La question posée en titre de cet éditorial surprendra peut-être, voire choquera, après l’effervescence née de l’événement d’Annecy. Disons-le d’emblée pour dissiper d’éventuels malentendus : il n’est pas question ici de minimiser le courage d’Henri s’opposant à un homme armé d’un couteau et décidé à tuer des enfants.
Pourtant un autre constat s’impose aussi. Il ne porte plus cette fois sur Henri et sur son courage mais sur ce qu’on a voulu en faire, y compris à droite et dans les milieux catholiques.
À peine l’événement connu, les réseaux sociaux s’en sont, en effet, emparés, déversant comme il fallait s’y attendre un océan d’opinions. Les médias plus traditionnels n’ont pas été en reste et, parmi eux, la presse de droite et la presse catholique ne furent pas les dernières à commenter l’événement.
Annecy au risque de la société du spectacle
Commenter ? À vrai dire, ce fut une marée de propos et de tentatives d’explications ou d’analyses censées nous dire qui était vraiment le héros du jour et pourquoi il avait agi de cette manière. Un brillant confrère de la presse catholique a ainsi expliqué, alors qu’il n’avait probablement jamais rencontré Henri de sa vie, quelles étaient les racines de son courage. Encore une fois, l’emballement médiatique a été général comme si secrètement la France attendait un héros et qu’elle en trouvait enfin un.

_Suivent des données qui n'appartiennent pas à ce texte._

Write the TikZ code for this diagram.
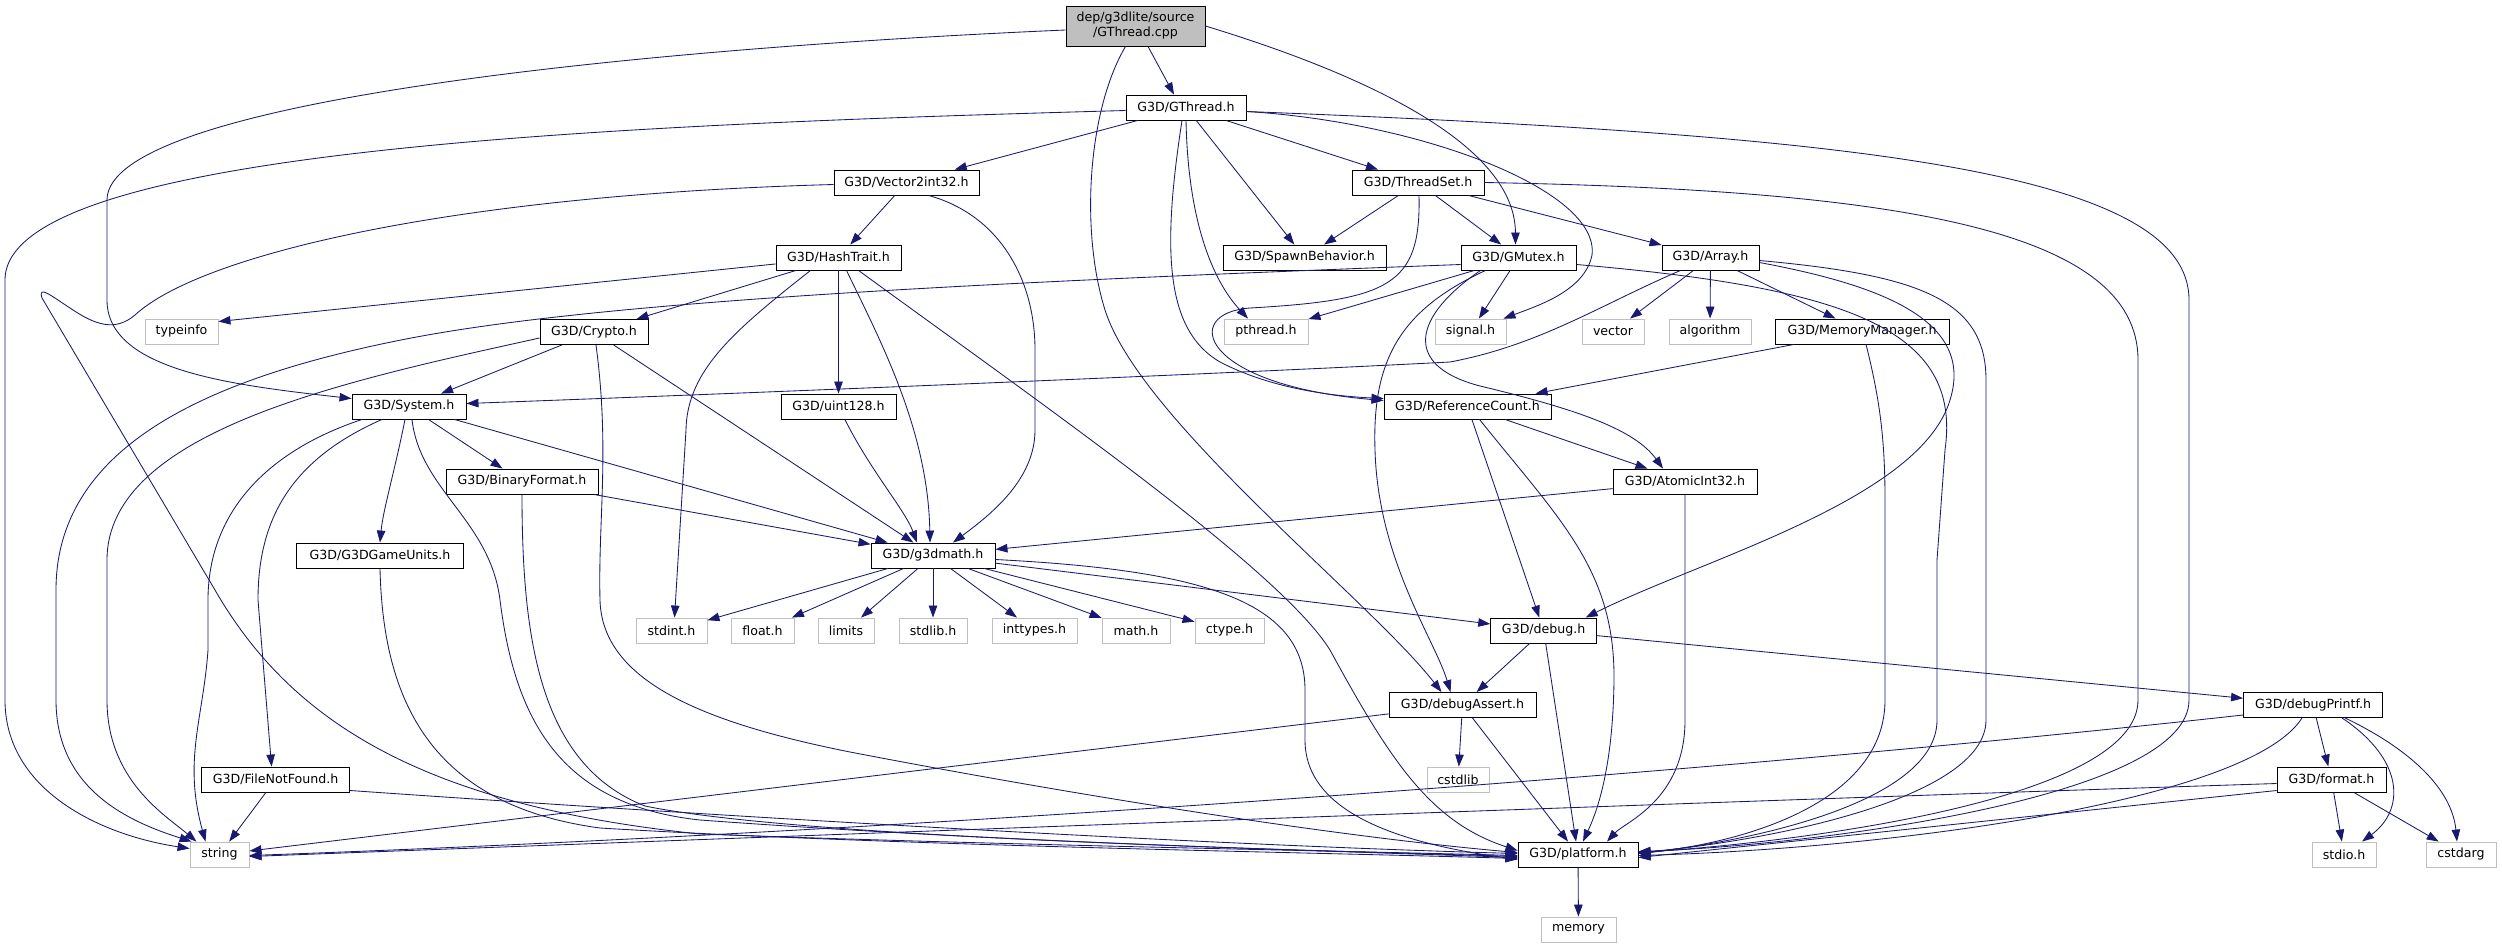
\documentclass[tikz,border=0pt]{standalone}
\usepackage{fontspec}
\setmainfont{DejaVu Sans}
\usetikzlibrary{arrows.meta}
\definecolor{edgeblue}{HTML}{191970}
\definecolor{extgray}{HTML}{BFBFBF}
\newcommand{\nodefnt}{\fontsize{12.6}{15}\selectfont}
\begin{document}
\begin{tikzpicture}[x=1pt,y=-1pt,
  hdr/.style={draw=black, fill=white, line width=0.9pt, inner sep=0pt, minimum height=25pt, font=\nodefnt, align=center},
  ext/.style={hdr, draw=extgray},
  srcbox/.style={hdr, fill=extgray, minimum height=40pt},
  dep/.style={draw=edgeblue, line width=0.85pt, -{Triangle[length=12pt,width=8.5pt]}}
]
\useasboundingbox (0,0) rectangle (2502,948);
\fill[white] (0,0) rectangle (2502,948);
% nodes
\node[srcbox, minimum width=139pt] (src) at (1135.5,26) {dep/g3dlite/source\\/GThread.cpp};
\node[hdr, minimum width=120pt] (gthread) at (1186,107.5) {G3D/GThread.h};
\node[hdr, minimum width=145pt] (vec) at (906.5,182.5) {G3D/Vector2int32.h};
\node[hdr, minimum width=132pt] (tset) at (1418,182.5) {G3D/ThreadSet.h};
\node[hdr, minimum width=125pt] (hash) at (838.5,257.5) {G3D/HashTrait.h};
\node[hdr, minimum width=163pt] (spawn) at (1304.5,257.5) {G3D/SpawnBehavior.h};
\node[hdr, minimum width=115pt] (gmutex) at (1518.5,257.5) {G3D/GMutex.h};
\node[hdr, minimum width=97pt] (array) at (1710.5,257.5) {G3D/Array.h};
\node[ext, minimum width=73pt] (typeinfo) at (181.5,331.5) {typeinfo};
\node[hdr, minimum width=108pt] (crypto) at (594,332) {G3D/Crypto.h};
\node[ext, minimum width=84pt] (pthread) at (1266,331.5) {pthread.h};
\node[ext, minimum width=71pt] (signal) at (1470.5,331.5) {signal.h};
\node[ext, minimum width=62pt] (vector) at (1613,331.5) {vector};
\node[ext, minimum width=82pt] (algorithm) at (1710,331.5) {algorithm};
\node[hdr, minimum width=174pt] (memmgr) at (1862,331.5) {G3D/MemoryManager.h};
\node[hdr, minimum width=114pt] (system) at (409,406.5) {G3D/System.h};
\node[hdr, minimum width=115pt] (uint128) at (838.5,406.5) {G3D/uint128.h};
\node[hdr, minimum width=167pt] (refcount) at (1467.5,406.5) {G3D/ReferenceCount.h};
\node[hdr, minimum width=152pt] (binfmt) at (522,481.5) {G3D/BinaryFormat.h};
\node[hdr, minimum width=144pt] (atomic) at (1685,481.5) {G3D/AtomicInt32.h};
\node[hdr, minimum width=167pt] (gameunits) at (380,555.5) {G3D/G3DGameUnits.h};
\node[hdr, minimum width=124pt] (g3dmath) at (933,555.5) {G3D/g3dmath.h};
\node[ext, minimum width=71pt] (stdint) at (671.5,630.5) {stdint.h};
\node[ext, minimum width=63pt] (floath) at (762.5,630.5) {float.h};
\node[ext, minimum width=56pt] (limits) at (846,630.5) {limits};
\node[ext, minimum width=68pt] (stdlib) at (933,630.5) {stdlib.h};
\node[ext, minimum width=85pt] (inttypes) at (1034.5,630.5) {inttypes.h};
\node[ext, minimum width=68pt] (mathh) at (1136,630.5) {math.h};
\node[ext, minimum width=69pt] (ctype) at (1229.5,630.5) {ctype.h};
\node[hdr, minimum width=106pt] (debug) at (1543.7,630.5) {G3D/debug.h};
\node[hdr, minimum width=147pt] (dassert) at (1462.5,705) {G3D/debugAssert.h};
\node[hdr, minimum width=139pt] (dprintf) at (2313,705) {G3D/debugPrintf.h};
\node[ext, minimum width=62pt] (cstdlib) at (1458,779.5) {cstdlib};
\node[hdr, minimum width=148pt] (fnf) at (275.6,779.5) {G3D/FileNotFound.h};
\node[hdr, minimum width=109pt] (format) at (2331.5,779.5) {G3D/format.h};
\node[ext, minimum width=59pt] (string) at (219.5,854.5) {string};
\node[hdr, minimum width=120pt] (platform) at (1578,854.5) {G3D/platform.h};
\node[ext, minimum width=64pt] (stdio) at (2344,854.5) {stdio.h};
\node[ext, minimum width=70pt] (cstdarg) at (2461,854.5) {cstdarg};
\node[ext, minimum width=75pt] (memory) at (1578.5,929.5) {memory};
% edges from src
\draw[dep] ([xshift=12.5pt]src.south) -- ([xshift=-12pt]gthread.north);
\draw[dep] ([yshift=-4pt]src.west) .. controls (650,48) and (107,100) .. (107,200) -- (107,300) .. controls (107,370) and (230,385) .. ([yshift=8pt]system.west);
\draw[dep] (src.east) .. controls (1350,70) and (1515,140) .. ([xshift=-3pt]gmutex.north);
\draw[dep] ([xshift=-10pt]src.south) .. controls (1088,110) and (1080,230) .. (1105,310) .. controls (1140,420) and (1370,600) .. ([xshift=-21pt]dassert.north);
% gthread
\draw[dep] ([yshift=-3pt]gthread.west) .. controls (600,125) and (5,150) .. (5,280) -- (5,700) .. controls (5,790) and (100,835) .. ([yshift=6pt]string.west);
\draw[dep] (gthread) -- (vec);
\draw[dep] (gthread) -- (tset);
\draw[dep] (gthread) -- (spawn);
\draw[dep] (gthread.south) .. controls (1188,220) and (1212,280) .. ([xshift=-18pt]pthread.north);
\draw[dep] ([xshift=-4pt]gthread.south) .. controls (1162,250) and (1165,330) .. (1220,362) .. controls (1270,388) and (1330,396) .. ([yshift=8pt]refcount.west);
\draw[dep] ([yshift=-4pt]gthread.east) .. controls (1420,122) and (1600,190) .. (1592,255) .. controls (1585,290) and (1540,305) .. ([xshift=-3pt]signal.north east);
\draw[dep] ([yshift=-4pt]gthread.east) .. controls (1850,135) and (2189,170) .. (2189,300) -- (2189,700) .. controls (2189,800) and (1800,846) .. ([yshift=3pt]platform.east);
% tset
\draw[dep] (tset) -- (spawn);
\draw[dep] (tset) -- (gmutex);
\draw[dep] (tset) -- (array);
\draw[dep] ([xshift=1pt]tset.south) .. controls (1421,285) and (1390,300) .. (1250,308) .. controls (1180,313) and (1200,385) .. ([yshift=6pt]refcount.west);
\draw[dep] (tset.east) .. controls (1900,190) and (2138,230) .. (2138,360) -- (2138,700) .. controls (2138,800) and (1800,842) .. ([yshift=2pt]platform.east);
% vec
\draw[dep] (vec) -- (hash);
\draw[dep] ([xshift=22pt]vec.south) .. controls (1000,215) and (1035,280) .. (1035,350) -- (1035,430) .. controls (1035,480) and (990,515) .. ([xshift=20pt]g3dmath.north);
\draw[dep] ([yshift=-2pt]vec.west) .. controls (450,195) and (200,255) .. (135,315) .. controls (115,332) and (95,325) .. (70,308) .. controls (50,295) and (38,285) .. (42,298) -- (215,590) .. controls (290,720) and (420,805) .. (700,834) .. controls (1000,845) and (1300,850) .. ([yshift=-1pt]platform.west);
% hash
\draw[dep] (hash) -- ([yshift=10pt]typeinfo.east);
\draw[dep] (hash) -- (crypto);
\draw[dep] (hash) -- (uint128);
\draw[dep] ([xshift=-28pt]hash.south) .. controls (735,330) and (687,370) .. (686,430) -- ([xshift=3pt]stdint.north);
\draw[dep] ([xshift=8pt]hash.south) .. controls (880,340) and (928,430) .. ([xshift=-3pt]g3dmath.north);
\draw[dep] ([xshift=20pt]hash.south) .. controls (1050,410) and (1280,570) .. (1330,650) .. controls (1390,760) and (1430,822) .. ([yshift=4pt]platform.west);
% crypto
\draw[dep] (crypto) -- (system);
\draw[dep] (crypto) -- (g3dmath);
\draw[dep] ([yshift=-6pt]crypto.west) .. controls (350,380) and (107,430) .. (107,560) -- (107,700) .. controls (107,780) and (165,815) .. ([xshift=-23pt]string.north);
\draw[dep] ([xshift=2pt]crypto.south) .. controls (610,450) and (598,520) .. (600,600) .. controls (602,680) and (700,722) .. (850,752) .. controls (1100,800) and (1350,838) .. ([yshift=2pt]platform.west);
% system
\draw[dep] ([xshift=-47pt]system.south) .. controls (270,450) and (208,510) .. (208,600) -- (208,650) .. controls (203,720) and (183,760) .. ([xshift=-14pt]string.north);
\draw[dep] ([xshift=-27pt]system.south) .. controls (290,460) and (258,520) .. (258,600) -- ([xshift=-4pt]fnf.north);
\draw[dep] ([xshift=-4pt]system.south) .. controls (395,470) and (383,510) .. (gameunits.north);
\draw[dep] (system) -- (binfmt);
\draw[dep] (system) -- (g3dmath);
\draw[dep] ([xshift=3pt]system.south) .. controls (420,490) and (490,520) .. (500,600) .. controls (515,720) and (560,805) .. (700,820) .. controls (1000,842) and (1300,850) .. ([yshift=-3pt]platform.west);
% uint128
\draw[dep] (uint128) .. controls (870,470) and (905,510) .. ([xshift=-16pt]g3dmath.north);
% binfmt
\draw[dep] (binfmt) -- (g3dmath);
\draw[dep] (binfmt.south) .. controls (522,640) and (540,765) .. (645,806) .. controls (800,838) and (1300,850) .. ([yshift=-2pt]platform.west);
% gameunits
\draw[dep] (gameunits.south) .. controls (383,700) and (430,805) .. (600,828) .. controls (900,846) and (1300,852) .. ([yshift=-4pt]platform.west);
% fnf
\draw[dep] (fnf) -- (string);
\draw[dep] ([yshift=-11pt]fnf.east) .. controls (700,815) and (1200,845) .. ([yshift=1pt]platform.west);
% g3dmath
\draw[dep] (g3dmath) -- (stdint);
\draw[dep] (g3dmath) -- (floath);
\draw[dep] (g3dmath) -- (limits);
\draw[dep] (g3dmath) -- (stdlib);
\draw[dep] (g3dmath) -- (inttypes);
\draw[dep] (g3dmath) -- (mathh);
\draw[dep] (g3dmath) -- (ctype);
\draw[dep] (g3dmath) -- (debug);
\draw[dep] ([yshift=-4pt]g3dmath.east) .. controls (1200,570) and (1305,600) .. (1305,690) -- (1305,740) .. controls (1305,820) and (1420,846) .. ([yshift=-5pt]platform.west);
% debug
\draw[dep] (debug) -- (dassert);
\draw[dep] (debug) -- (platform);
\draw[dep] (debug) -- (dprintf);
% dassert
\draw[dep] (dassert) -- (cstdlib);
\draw[dep] (dassert) -- (platform);
\draw[dep] (dassert) -- (string);
% dprintf
\draw[dep] (dprintf) -- (format);
\draw[dep] ([yshift=-10pt]dprintf.west) .. controls (1700,775) and (900,832) .. ([yshift=-1pt]string.east);
\draw[dep] ([xshift=-11pt]dprintf.south) .. controls (2250,800) and (1900,848) .. ([yshift=-1pt]platform.east);
\draw[dep] ([xshift=29pt]dprintf.south) .. controls (2405,760) and (2405,810) .. ([xshift=18pt]stdio.north);
\draw[dep] ([xshift=32pt]dprintf.south) .. controls (2412,750) and (2452,790) .. ([xshift=-4pt]cstdarg.north);
% format
\draw[dep] ([yshift=-4pt]format.west) .. controls (1700,802) and (900,832) .. ([yshift=-2pt]string.east);
\draw[dep] ([yshift=-11pt]format.west) -- ([yshift=-3pt]platform.east);
\draw[dep] (format) -- (stdio);
\draw[dep] (format) -- (cstdarg);
% platform
\draw[dep] (platform) -- (memory);
% gmutex
\draw[dep] ([yshift=-7pt]gmutex.west) .. controls (1000,282) and (600,300) .. (401,340) .. controls (200,380) and (56,450) .. (56,590) -- (56,700) .. controls (56,790) and (130,822) .. ([xshift=2pt]string.north west);
\draw[dep] (gmutex) -- (pthread);
\draw[dep] (gmutex) -- (signal);
\draw[dep] ([xshift=-33pt]gmutex.south) .. controls (1400,310) and (1372,360) .. (1375,450) .. controls (1378,560) and (1435,640) .. ([xshift=-12pt]dassert.north);
\draw[dep] ([xshift=-38pt]gmutex.south) .. controls (1415,315) and (1400,365) .. (1480,386) .. controls (1580,410) and (1635,430) .. ([xshift=-22pt]atomic.north);
\draw[dep] ([yshift=-7pt]gmutex.east) .. controls (1850,288) and (1962,330) .. (1945,450) -- (1937,560) -- (1937,720) .. controls (1937,800) and (1760,840) .. ([yshift=1pt]platform.east);
% array
\draw[dep] (array) -- (vector);
\draw[dep] (array) -- (algorithm);
\draw[dep] (array) -- (memmgr);
\draw[dep] ([xshift=-30pt]array.south) .. controls (1600,305) and (1540,345) .. (1450,362) .. controls (1200,375) and (700,395) .. ([yshift=3pt]system.east);
\draw[dep] ([yshift=-5pt]array.east) .. controls (1880,285) and (1975,320) .. (1950,400) .. controls (1920,500) and (1700,560) .. ([xshift=42pt]debug.north);
\draw[dep] ([yshift=-3pt]array.east) .. controls (1920,275) and (1986,300) .. (1986,380) -- (1986,720) .. controls (1986,800) and (1760,842) .. ([yshift=2pt]platform.east);
% memmgr
\draw[dep] (memmgr) -- (refcount);
\draw[dep] ([xshift=4pt]memmgr.south) .. controls (1880,400) and (1885,440) .. (1885,500) -- (1885,700) .. controls (1885,800) and (1750,842) .. ([yshift=1pt]platform.east);
% refcount
\draw[dep] (refcount) -- (atomic);
\draw[dep] (refcount) -- (debug);
\draw[dep] ([xshift=12pt]refcount.south) .. controls (1560,520) and (1615,570) .. (1614,680) .. controls (1613,760) and (1600,805) .. ([xshift=5pt]platform.north);
% atomic
\draw[dep] (atomic) -- (g3dmath);
\draw[dep] (atomic.south) -- (1685,720) .. controls (1685,800) and (1625,822) .. ([xshift=29pt]platform.north);
\end{tikzpicture}
\end{document}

Mais la presse catholique devait-elle réagir à l’événement de la même manière que la presse séculière ? Si c’est avec professionnalisme, rigueur, souci des sources et de l’information vérifiée, la réponse ne fait aucun doute. Elle est positive. Mais si c’est pour participer, nous aussi, à la « société du spectacle » ?
On doit au situationniste Guy Debord l’invention en 1967 de ce concept dont la compréhension large semble s’appliquer de manière assez pertinente à notre époque. Nous sommes, en effet, arrivés à un stade du monde libéral où le lien social, et plus largement l’unité de la société tout entière, fragmentée à l’extrême, ne reposent plus sur la réalité des choses mais sur son commentaire, sa mise en scène, sa « publicisation », sur l’entretien du bruit médiatique plus réel que le réel, un réel de substitution qui crée l’illusion de l’existence et de la liberté.
D’où l’avertissement de Debord : « Le spectacle ne veut en venir à rien d’autre qu’à lui-même. » Pour ce faire, il a besoin d’une nourriture permanente que nous lui avons copieusement fournie sans prendre garde que nous nourrissions le monstre moderne que nous ne cessons de dénoncer par ailleurs. Avons-nous oublié Bossuet : « Dieu se rit des hommes qui déplorent les effets dont ils chérissent les causes » ?
Défaillance du politique et servitude morale
Il faut pourtant aller plus loin, là encore en prenant le risque d’être mal compris ou mal interprété. La tragédie d’Annecy est le fruit de politiques menées depuis des décennies dans le domaine de l’immigration non contrôlée et de (l’in)sécurité. Ces politiques elles-mêmes prennent racine dans la modernité avec ses notions subverties de liberté et d’égalité.
En nous focalisant, en partie à juste titre, sur la réaction courageuse d’Henri, nous nous sommes auto-intoxiquées nous-mêmes, croyant qu’il suffirait qu’une armée de jeunes héros se lèvent pour régler les maux (politiques) de la société. Une sorte de spontanéisme catholique et de droite a prévalu sans prise en compte de la réalité du système dans sa globalité, de l’emprise de la société du spectacle et du capitalisme de surveillance qui lui est désormais associé. Pourtant, le citoyen ordinaire n’a pas pour vocation d’être un héros, mobilisé en permanence pour régler les problèmes d’une société qui s’écroule.
Comme l’écrivait naguère avec justesse le philosophe Marcel De Corte, on ne fait pas du social avec de l’individuel. Pareillement, on ne règle pas du politique en recourant à l’héroïsme des individus. C’est à l’État d’assumer la justice, la sécurité et la paix. À défaut de pouvoir agir directement sur celui-ci, il nous appartient de discerner les causes de ses défaillances et les logiques à l’œuvre qui ont mené au chaos.
Un discernement qui doit d’ailleurs s’accompagner d’un examen de conscience global sur les défaillances et les trahisons des catholiques sur le plan politique. À ce titre, le premier pas consiste certainement à sortir de la servitude (morale) volontaire, en recouvrant notre liberté intérieure et en retrouvant le sens du réel, propédeutique à tout redressement.